# Problem to work on
Exactly the lines from the start of the data below through the line that contains "legend_paths = [line_path" are to be copied, with pictures left out.

-- BEGIN Collected material --

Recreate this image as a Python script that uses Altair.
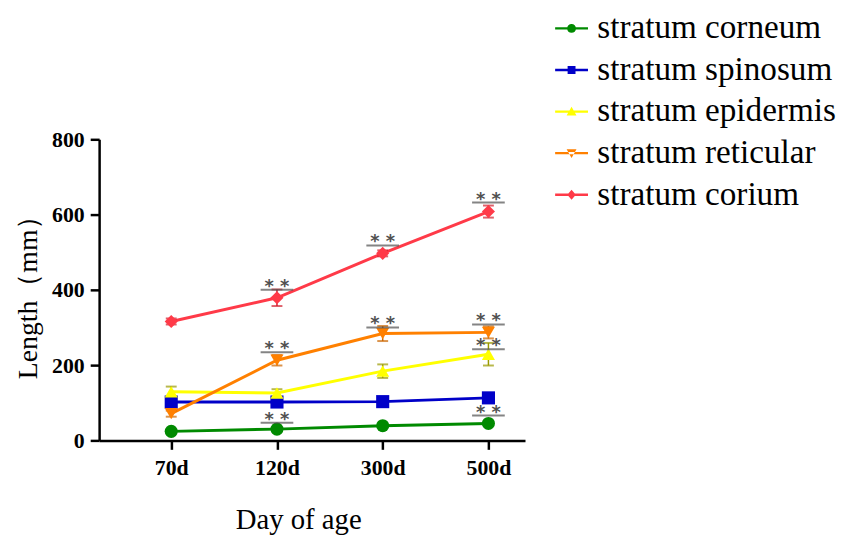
import altair as alt
import pandas as pd

days = ["70d", "120d", "300d", "500d"]
layers = ["stratum corneum", "stratum spinosum", "stratum epidermis",
          "stratum reticular", "stratum corium"]
colors = ["#008A00", "#0000C8", "#FFFF00", "#FF8000", "#FF3A48"]
err_colors = ["#006400", "#00008B", "#9A9A00", "#CC6600", "#D0202E"]
shapes = ["circle", "square", "triangle-up", "triangle-down", "diamond"]

corneum = [24, 30, 39, 45]
spinosum = [102, 102, 103, 113]
epidermis = [129, 126, 184, 229]
reticular = [71, 213, 284, 287]
corium = [316, 379, 497, 608]
corneum_err = [4, 4, 4, 5]
spinosum_err = [5, 5, 5, 5]
epidermis_err = [14, 10, 18, 30]
reticular_err = [8, 14, 20, 16]
corium_err = [8, 22, 8, 16]

sig_day = ["120d", "300d", "500d", "120d", "300d", "500d", "500d", "120d", "500d"]
sig_y = [400, 518, 632, 234, 300, 308, 242, 47, 66]

values = [corneum, spinosum, epidermis, reticular, corium]
errors = [corneum_err, spinosum_err, epidermis_err, reticular_err, corium_err]

rows = []
for li, name in enumerate(layers):
    for di, d in enumerate(days):
        v = values[li][di]
        e = errors[li][di]
        rows.append({"layer": name, "day": d, "idx": di, "v": v,
                     "lo": v - e, "hi": v + e})
df = pd.DataFrame(rows)
sig = pd.DataFrame({"idx": [days.index(d) for d in sig_day], "y": sig_y})

label_expr = "[" + ",".join("'%s'" % d for d in days) + "][datum.value]"

SERIF = "Liberation Serif"

line_path = "M-1,-0.07H1V0.07H-1Z "
marker_paths = [
    "M-0.27,0A0.27,0.27 0 1,1 0.27,0A0.27,0.27 0 1,1 -0.27,0Z",
    "M-0.24,-0.24H0.24V0.24H-0.24Z",
    "M0,-0.3L0.3,0.24H-0.3Z",
    "M0,0.3L0.3,-0.24H-0.3Z",
    "M0,-0.3L0.26,0L0,0.3L-0.26,0Z",
]
legend_paths = [line_path + p for p in marker_paths]

legend = alt.Legend(
    title=None, orient="none", legendX=460, legendY=-129,
    labelFont=SERIF, labelFontSize=33.5, labelColor="black",
    symbolSize=1100, rowPadding=8, labelOffset=9, labelLimit=400,
    symbolStrokeWidth=0, symbolOpacity=1,
)

x_enc = alt.X("idx:Q", scale=alt.Scale(domain=[-0.682, 3.346], nice=False, zero=False),
              axis=alt.Axis(values=[0, 1, 2, 3], labelExpr=label_expr, title="Day of age",
                            labelFont=SERIF, labelFontSize=22, labelFontWeight="bold",
                            labelColor="black", titleFont=SERIF, titleFontSize=29,
                            titleFontWeight="normal", titleColor="black",
                            titleX=201, titleY=80, titleBaseline="middle",
                            tickSize=9, tickWidth=2.5, tickColor="black",
                            domainWidth=2.5, domainColor="black", labelPadding=8,
                            grid=False))
y_scale = alt.Scale(domain=[0, 800], nice=False)
y_axis = alt.Axis(values=[0, 200, 400, 600, 800], title="Length（mm）",
                  labelFont=SERIF, labelFontSize=22, labelFontWeight="bold",
                  labelColor="black", titleFont=SERIF, titleFontSize=28,
                  titleFontWeight="normal", titleColor="black", titlePadding=9,
                  tickSize=9, tickWidth=2.5, tickColor="black",
                  domainWidth=2.5, domainColor="black", labelPadding=6, grid=False)

color = alt.Color("layer:N", scale=alt.Scale(domain=layers, range=colors), legend=None)
ecolor = alt.Color("layer:N", scale=alt.Scale(domain=layers, range=err_colors), legend=None)

base = alt.Chart(df)

lines = base.mark_line(strokeWidth=3).encode(
    x=x_enc, y=alt.Y("v:Q", scale=y_scale, axis=y_axis), color=color,
    detail="layer:N")

err_rule = base.mark_rule(strokeWidth=1.5).encode(
    x="idx:Q", y="lo:Q", y2="hi:Q", color=ecolor)
cap_lo = base.mark_tick(orient="horizontal", size=11, thickness=2).encode(
    x="idx:Q", y="lo:Q", color=ecolor)
cap_hi = base.mark_tick(orient="horizontal", size=11, thickness=2).encode(
    x="idx:Q", y="hi:Q", color=ecolor)

points = base.mark_point(filled=True, size=175, opacity=1).encode(
    x="idx:Q", y="v:Q", color=color,
    shape=alt.Shape("layer:N", scale=alt.Scale(domain=layers, range=shapes), legend=None))

legend_layer = base.transform_filter("false").mark_point(filled=True, opacity=1).encode(
    x="idx:Q", y="v:Q",
    color=alt.Color("layer:N", scale=alt.Scale(domain=layers, range=colors), legend=legend),
    shape=alt.Shape("layer:N", scale=alt.Scale(domain=layers, range=legend_paths), legend=legend))

sig_bar = alt.Chart(sig).mark_tick(orient="horizontal", size=33, thickness=2,
                                   color="#505050").encode(x="idx:Q", y="y:Q")
sig_txt = alt.Chart(sig).mark_text(text="*  *", font="DejaVu Sans", fontSize=18,
                                   fontWeight="bold", color="#505050",
                                   baseline="middle", dy=-3).encode(
    x="idx:Q", y="y:Q")

chart = alt.layer(err_rule, lines, cap_lo, cap_hi, points, sig_bar, sig_txt,
                  legend_layer).resolve_scale(
    color="independent", shape="independent"
).properties(
    width=430, height=304, autosize="none",
    padding={"left": 92, "top": 130, "right": 315, "bottom": 100},
).configure_view(stroke=None).configure_legend(
    labelFont=SERIF, labelFontSize=33.5, labelColor="black"
)

chart.save("out.html", embed_options={"renderer": "svg", "actions": False})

-- END Collected material --

# Finished task
Recreate this image as a Python script that uses Altair.
import altair as alt
import pandas as pd

days = ["70d", "120d", "300d", "500d"]
layers = ["stratum corneum", "stratum spinosum", "stratum epidermis",
          "stratum reticular", "stratum corium"]
colors = ["#008A00", "#0000C8", "#FFFF00", "#FF8000", "#FF3A48"]
err_colors = ["#006400", "#00008B", "#9A9A00", "#CC6600", "#D0202E"]
shapes = ["circle", "square", "triangle-up", "triangle-down", "diamond"]

corneum = [24, 30, 39, 45]
spinosum = [102, 102, 103, 113]
epidermis = [129, 126, 184, 229]
reticular = [71, 213, 284, 287]
corium = [316, 379, 497, 608]
corneum_err = [4, 4, 4, 5]
spinosum_err = [5, 5, 5, 5]
epidermis_err = [14, 10, 18, 30]
reticular_err = [8, 14, 20, 16]
corium_err = [8, 22, 8, 16]

sig_day = ["120d", "300d", "500d", "120d", "300d", "500d", "500d", "120d", "500d"]
sig_y = [400, 518, 632, 234, 300, 308, 242, 47, 66]

values = [corneum, spinosum, epidermis, reticular, corium]
errors = [corneum_err, spinosum_err, epidermis_err, reticular_err, corium_err]

rows = []
for li, name in enumerate(layers):
    for di, d in enumerate(days):
        v = values[li][di]
        e = errors[li][di]
        rows.append({"layer": name, "day": d, "idx": di, "v": v,
                     "lo": v - e, "hi": v + e})
df = pd.DataFrame(rows)
sig = pd.DataFrame({"idx": [days.index(d) for d in sig_day], "y": sig_y})

label_expr = "[" + ",".join("'%s'" % d for d in days) + "][datum.value]"

SERIF = "Liberation Serif"

line_path = "M-1,-0.07H1V0.07H-1Z "
marker_paths = [
    "M-0.27,0A0.27,0.27 0 1,1 0.27,0A0.27,0.27 0 1,1 -0.27,0Z",
    "M-0.24,-0.24H0.24V0.24H-0.24Z",
    "M0,-0.3L0.3,0.24H-0.3Z",
    "M0,0.3L0.3,-0.24H-0.3Z",
    "M0,-0.3L0.26,0L0,0.3L-0.26,0Z",
]
legend_paths = [line_path + p for p in marker_paths]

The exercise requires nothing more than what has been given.